Marked up by Einde O’Callaghan for the Marxists’ Internet Archive.
Ernesto: A Memoir of Che Guevara, by Hilda Gadea, WH Allen, £2.75.
GUEVARA once confessed ‘at the risk of seeming ridiculous’ that the revolutionary ‘is guided by great feelings of love.’
One can think of some revolutionaries, alas, of whom this obviously isn’t true: its applicability to Che must reflect his two commitments – to revolutionary politics and to Hilda Gadea. During 1953-56 they shared the turmoil of political emigration in Central America, managing in all the upheavals of arrest, imprisonment and flight to learn some basic marxism, get married and produce a baby daughter – a few months before Che sailed with Fidel Castro to begin the Cuban revolutionary war.

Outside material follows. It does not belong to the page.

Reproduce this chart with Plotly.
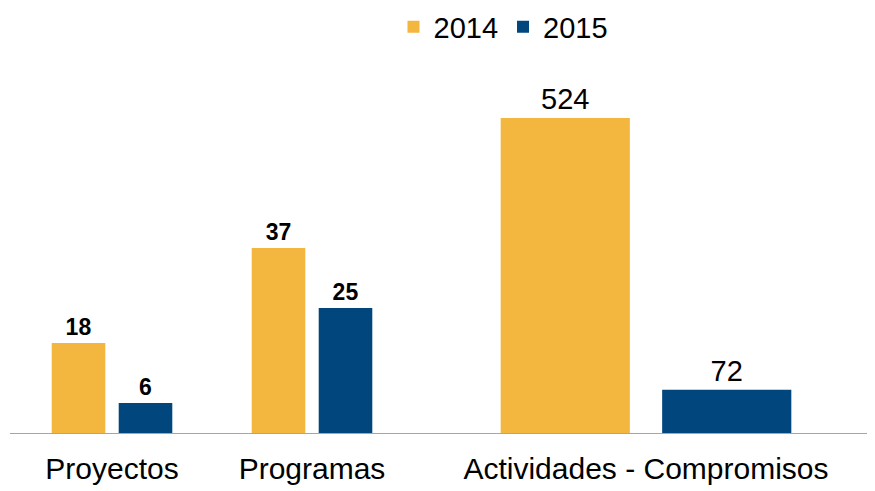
import plotly.graph_objects as go

cats_small = ["Proyectos", "Programas"]
vals_2014_small = [18, 37]
vals_2015_small = [6, 25]

cats_big = ["Actividades - Compromisos"]
vals_2014_big = [524]
vals_2015_big = [72]

series_names = ["2014", "2015"]
colors = ["#F3B63F", "#01467D"]

FONT = "Liberation Sans, Arial, sans-serif"

fig = go.Figure()

small_label_font = dict(family=FONT, size=23, color="black")
big_label_font = dict(family=FONT, size=29, color="black")

for name, vals, col in zip(series_names, [vals_2014_small, vals_2015_small], colors):
    fig.add_trace(go.Bar(
        x=cats_small, y=vals, name=name, marker=dict(color=col, line=dict(width=0)),
        text=[f"<b>{v}</b>" for v in vals], textposition="outside",
        textfont=small_label_font, cliponaxis=False,
        xaxis="x", yaxis="y", legendgroup=name, showlegend=True,
    ))

for name, vals, col in zip(series_names, [vals_2014_big, vals_2015_big], colors):
    fig.add_trace(go.Bar(
        x=cats_big, y=vals, name=name, marker=dict(color=col, line=dict(width=0)),
        text=[str(v) for v in vals], textposition="outside",
        textfont=big_label_font, cliponaxis=False,
        xaxis="x2", yaxis="y2", legendgroup=name, showlegend=False,
    ))

W, H = 867, 483
top, bottom = 60, 58
plot_h = H - top - bottom
base_y = H - bottom
split = 429.5

fig.update_layout(
    width=W, height=H,
    margin=dict(l=0, r=0, t=top, b=bottom, autoexpand=False),
    paper_bgcolor="white", plot_bgcolor="white",
    barmode="group", bargap=0.33, bargroupgap=0.2,
    font=dict(family=FONT, size=29, color="black"),
    legend=dict(orientation="h", x=495.5 / W, xanchor="center",
                y=(base_y - 19) / plot_h, yanchor="middle",
                font=dict(family=FONT, size=29), itemwidth=30, traceorder="normal"),
    xaxis=dict(domain=[2 / W, split / W], range=[(2 - 104) / 200, (split - 104) / 200],
               showline=True, linecolor="#A6A6A6", linewidth=1, ticks="",
               showgrid=False, zeroline=False, tickfont=dict(size=30), ticklabelstandoff=9),
    xaxis2=dict(domain=[split / W, 1.0], range=[(split - 638) / 482, (W - 638) / 482],
                showline=True, linecolor="#A6A6A6", linewidth=1, ticks="",
                showgrid=False, zeroline=False, tickfont=dict(size=30), ticklabelstandoff=9),
    yaxis=dict(anchor="x", range=[0, plot_h / 5.0], visible=False, showgrid=False),
    yaxis2=dict(anchor="x2", range=[0, plot_h / 0.6011], visible=False, showgrid=False),
)

fig.write_html("out.html")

Hilda Gadea is a political science graduate and at first a marxist-inclined Peruvian nationalist. She shed many of her political illusions in Guevara’s company and despite her modesty it is clear that her influence on him was formative.

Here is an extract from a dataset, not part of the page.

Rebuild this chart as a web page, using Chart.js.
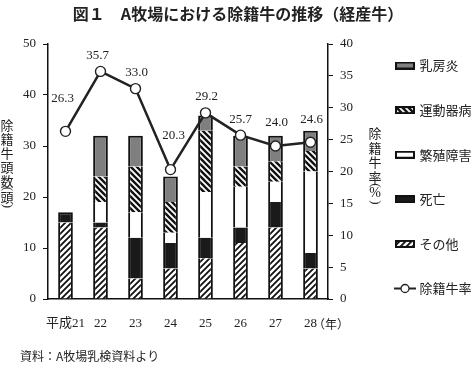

Their courtship was dramatic, beginning with long daily discussions about economics, public health, novels, current politics and the like. At one point, when they were discussing plans for a joint trip to China, Che insisted on promising solemnly that he’d make no attempt to get off with her, Then, three months after they had met, Guevara suddenly presented her with a poem which was a marriage proposal. That, more or less, was it.
Their politics were well to the left of the Latin American Communist Party even in those days. Guevara was particularly shocked by the passivity of the Guatemalan Communists in the face of the US-backed coup against the left-liberal Arbenz government in 1954, and wrote his first political article about the necessity for armed struggle around this time.

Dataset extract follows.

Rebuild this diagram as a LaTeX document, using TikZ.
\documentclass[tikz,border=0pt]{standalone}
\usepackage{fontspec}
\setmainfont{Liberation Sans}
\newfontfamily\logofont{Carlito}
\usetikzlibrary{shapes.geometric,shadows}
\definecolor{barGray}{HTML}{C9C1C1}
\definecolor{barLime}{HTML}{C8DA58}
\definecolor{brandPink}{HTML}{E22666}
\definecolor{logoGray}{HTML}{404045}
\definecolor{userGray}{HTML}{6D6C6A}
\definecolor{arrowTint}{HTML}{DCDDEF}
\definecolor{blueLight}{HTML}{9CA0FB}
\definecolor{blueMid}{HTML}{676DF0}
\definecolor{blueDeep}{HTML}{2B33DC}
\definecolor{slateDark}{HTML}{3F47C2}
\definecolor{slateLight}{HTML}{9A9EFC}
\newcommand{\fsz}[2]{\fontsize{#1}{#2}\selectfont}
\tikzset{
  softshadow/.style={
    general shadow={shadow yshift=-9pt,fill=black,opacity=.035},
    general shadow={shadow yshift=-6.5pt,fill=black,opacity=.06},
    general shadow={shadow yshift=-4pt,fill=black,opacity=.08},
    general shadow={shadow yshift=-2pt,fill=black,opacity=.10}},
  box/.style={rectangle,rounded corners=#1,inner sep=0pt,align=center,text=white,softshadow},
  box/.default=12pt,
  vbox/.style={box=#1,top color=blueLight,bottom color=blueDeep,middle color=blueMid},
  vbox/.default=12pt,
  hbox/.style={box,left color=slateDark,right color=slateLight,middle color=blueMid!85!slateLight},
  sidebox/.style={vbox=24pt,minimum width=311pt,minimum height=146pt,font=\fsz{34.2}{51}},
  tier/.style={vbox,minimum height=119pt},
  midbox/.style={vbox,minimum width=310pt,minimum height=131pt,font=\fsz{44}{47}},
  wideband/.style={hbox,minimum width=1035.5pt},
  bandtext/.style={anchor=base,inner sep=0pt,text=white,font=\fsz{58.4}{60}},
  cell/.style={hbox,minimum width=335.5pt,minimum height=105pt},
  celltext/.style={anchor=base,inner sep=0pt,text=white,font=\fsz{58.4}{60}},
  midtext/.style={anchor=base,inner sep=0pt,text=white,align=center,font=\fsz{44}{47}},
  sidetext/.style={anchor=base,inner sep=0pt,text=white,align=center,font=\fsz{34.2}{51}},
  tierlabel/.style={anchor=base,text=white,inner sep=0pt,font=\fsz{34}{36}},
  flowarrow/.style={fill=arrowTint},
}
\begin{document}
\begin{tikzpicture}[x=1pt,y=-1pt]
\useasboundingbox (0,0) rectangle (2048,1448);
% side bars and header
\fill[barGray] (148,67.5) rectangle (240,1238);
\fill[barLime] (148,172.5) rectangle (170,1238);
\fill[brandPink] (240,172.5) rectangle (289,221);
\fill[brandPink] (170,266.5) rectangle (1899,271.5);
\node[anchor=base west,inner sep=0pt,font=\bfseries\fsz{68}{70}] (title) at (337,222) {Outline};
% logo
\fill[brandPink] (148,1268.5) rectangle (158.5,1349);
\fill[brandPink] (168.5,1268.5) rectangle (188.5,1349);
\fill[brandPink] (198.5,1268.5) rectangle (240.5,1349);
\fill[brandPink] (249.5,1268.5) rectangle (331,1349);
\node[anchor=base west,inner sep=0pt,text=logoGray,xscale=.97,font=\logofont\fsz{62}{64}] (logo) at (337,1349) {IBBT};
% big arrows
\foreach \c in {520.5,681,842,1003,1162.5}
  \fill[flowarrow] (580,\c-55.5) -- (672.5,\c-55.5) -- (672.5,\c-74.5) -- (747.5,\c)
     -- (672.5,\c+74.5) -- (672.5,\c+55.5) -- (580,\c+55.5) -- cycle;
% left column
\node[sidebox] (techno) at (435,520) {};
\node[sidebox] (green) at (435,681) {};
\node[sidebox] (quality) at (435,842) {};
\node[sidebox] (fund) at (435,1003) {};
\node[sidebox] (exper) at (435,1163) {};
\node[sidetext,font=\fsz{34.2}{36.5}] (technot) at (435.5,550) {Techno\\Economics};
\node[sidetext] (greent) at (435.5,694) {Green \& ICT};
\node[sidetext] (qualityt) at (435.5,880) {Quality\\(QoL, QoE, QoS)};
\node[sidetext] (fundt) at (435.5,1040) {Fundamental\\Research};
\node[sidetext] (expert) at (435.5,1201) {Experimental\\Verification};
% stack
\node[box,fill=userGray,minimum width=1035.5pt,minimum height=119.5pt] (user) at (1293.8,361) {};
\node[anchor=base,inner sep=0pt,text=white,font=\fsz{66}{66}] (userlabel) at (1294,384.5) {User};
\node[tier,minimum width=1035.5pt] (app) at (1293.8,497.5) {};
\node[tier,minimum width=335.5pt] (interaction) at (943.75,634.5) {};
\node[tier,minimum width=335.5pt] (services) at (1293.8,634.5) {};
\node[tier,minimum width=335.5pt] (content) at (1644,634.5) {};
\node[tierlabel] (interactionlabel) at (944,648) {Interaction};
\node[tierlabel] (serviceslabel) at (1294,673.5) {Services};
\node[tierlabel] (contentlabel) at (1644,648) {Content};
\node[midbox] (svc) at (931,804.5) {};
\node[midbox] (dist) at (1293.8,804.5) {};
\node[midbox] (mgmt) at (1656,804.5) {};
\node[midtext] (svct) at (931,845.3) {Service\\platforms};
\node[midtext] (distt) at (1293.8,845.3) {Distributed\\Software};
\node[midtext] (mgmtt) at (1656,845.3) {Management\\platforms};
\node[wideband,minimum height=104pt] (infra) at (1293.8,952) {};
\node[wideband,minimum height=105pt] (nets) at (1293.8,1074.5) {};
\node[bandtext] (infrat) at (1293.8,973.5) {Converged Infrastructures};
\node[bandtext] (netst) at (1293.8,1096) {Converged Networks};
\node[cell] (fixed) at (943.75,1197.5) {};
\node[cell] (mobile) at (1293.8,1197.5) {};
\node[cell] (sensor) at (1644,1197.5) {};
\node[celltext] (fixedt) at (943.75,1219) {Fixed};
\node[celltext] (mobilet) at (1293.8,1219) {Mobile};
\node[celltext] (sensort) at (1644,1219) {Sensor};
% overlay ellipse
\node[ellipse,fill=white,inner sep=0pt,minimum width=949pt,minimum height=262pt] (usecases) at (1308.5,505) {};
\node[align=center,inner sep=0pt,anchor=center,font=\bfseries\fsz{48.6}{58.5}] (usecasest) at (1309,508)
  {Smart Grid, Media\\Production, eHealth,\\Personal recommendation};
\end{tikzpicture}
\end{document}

But the Stalinoid myths about ‘the socialist camp’ seem to have been accepted by the Guevaras and their circle, in a manner typical of most leftists in the Cold War: one would dearly love to know how, during 1956, that year of shock for Communist Party members and fellow-travellers, the Khruschev disclosures about Stalin and the Hungarian revolution made their impact on Che and his wife.
But the effect may have been slight: it was a busy time, with the birth of Hildita, intense guerilla training with Fidel’s force, and then departure for Cuba and danger.
The author’s words on Che’s departure for Cuba are poignant: ‘He left that weekend and did not come back.’ The next time they met, in Havana on the day of victory, Guevara was to tell his wife that their marriage was over as he was now with someone else. Realising her pain, he said: ‘Better I had died in combat.’
The flatness of the narrative and the sparseness of personal detail in the book no doubt reflects the pain of Hilda Gadea’s recollection. But there is a shining vitality in the messages that Che sent back, to his young daughter, even from the secret battleground in Bolivia where he met his death.
‘Study and maintain the revolutionary attitude: honest behaviour, seriousness, love for the revolution, comradeship ... Above all, always be capable of feeling most deeply any injustice committed against anyone in the world. That is the most beautiful quality in a revolutionary.’
Guevara and his ex-wife remained friends and comrades. This book commemorates the continuous element in their relationship.